MAC: Mines and Communities

New rule won't require Idaho mining companies to restore groundwater

Published by MAC on 2009-01-13
Source: Associated Press

BOISE, Idaho- Monsanto Co., Agrium Inc., and J.R. Simplot Co. will be able to mine phosphate without being forced to restore groundwater beneath their operations to its natural condition, according to a new rule awaiting approval by the 2009 Legislature.

The rule is backed by industry but opposed by environmentalists including the Greater Yellowstone Coalition and Idaho Conservation League, who say it gives mining companies near the Idaho-Wyoming border license to pollute forever.

It stops short of a 2007 draft proposal developed by the Idaho Department of Environmental Quality but never formalized. That would have required companies to clean up groundwater below their mines within eight years of ceasing activities.

According to the new rule, mining companies could pollute groundwater below their extraction, reclamation and tailing activities with high concentrations of naturally occurring elements such as selenium. They would be required to monitor groundwater at so-called "points of compliance" as close as possible to the mining area, to make sure the pollution stayed put.

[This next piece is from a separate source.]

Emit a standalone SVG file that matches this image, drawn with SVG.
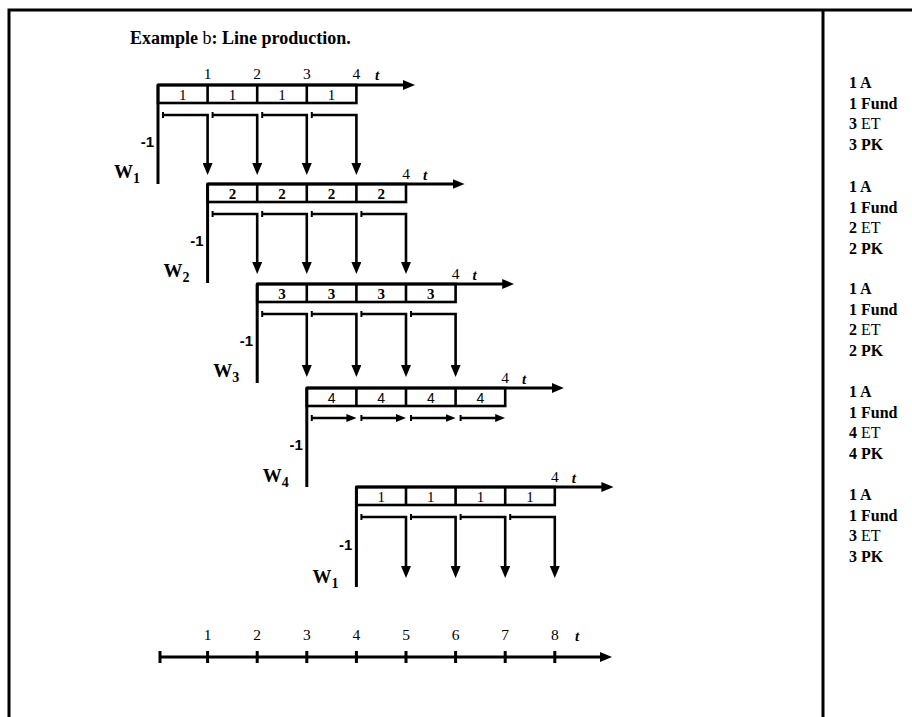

Jack Lyman, a lobbyist with the Idaho Mining Association, said the new rule would protect groundwater outside mining areas without saddling companies aiming to build new mines or expand existing ones with onerous, unrealistic cleanup mandates.

"We have never asked for the right to mess up someone else's beneficial use of the groundwater," Lyman told The Associated Press on Tuesday. "The department came up with a rule they think is workable, without putting our industry into a difficult situation where we'd be unable to comply."

Efforts to revise Idaho's 16-year-old Groundwater Quality Plan began in 2007 after the Department of Environmental Quality, the mining industry and environmentalists agreed the exemption allowing mines to pollute groundwater in some instances was ambiguous. Mining companies feared uncertainty over cleanup requirements could stifle new projects; environmentalists said vagueness made it easier for companies to pollute.

After more than a year of wrangling, the proposed rule was approved by the Department of Environmental Quality Board earlier this year. It will be taken up by the 2009 Legislature when the session starts Jan. 12. Such rules are rarely rejected, especially after securing board support.

Justin Hayes, with the Idaho Conservation League, contends the state agency "caved in" to industry pressure. Environmental groups are fearful of mining pollution in eastern Idaho, especially after at least four horses and hundreds of sheep died in the late 1990s after drinking selenium-contaminated water from defunct phosphate mines and their waste piles near Soda Springs.
"By its very nature, groundwater doesn't stay in one place," Hayes said. "An aquifer is recharged by rain and snow water, then it moves somewhere else. Aquifers are in motion. Eventually, the contamination is going to move off site."

Jess Byrne, a spokesman for the state agency, didn't immediately return a phone call seeking comment.

Lyman insists environmentalists are exaggerating the danger that mining pollution will migrate. He drew a comparison between the septic tank at his home near Caldwell and open-pit phosphate mines.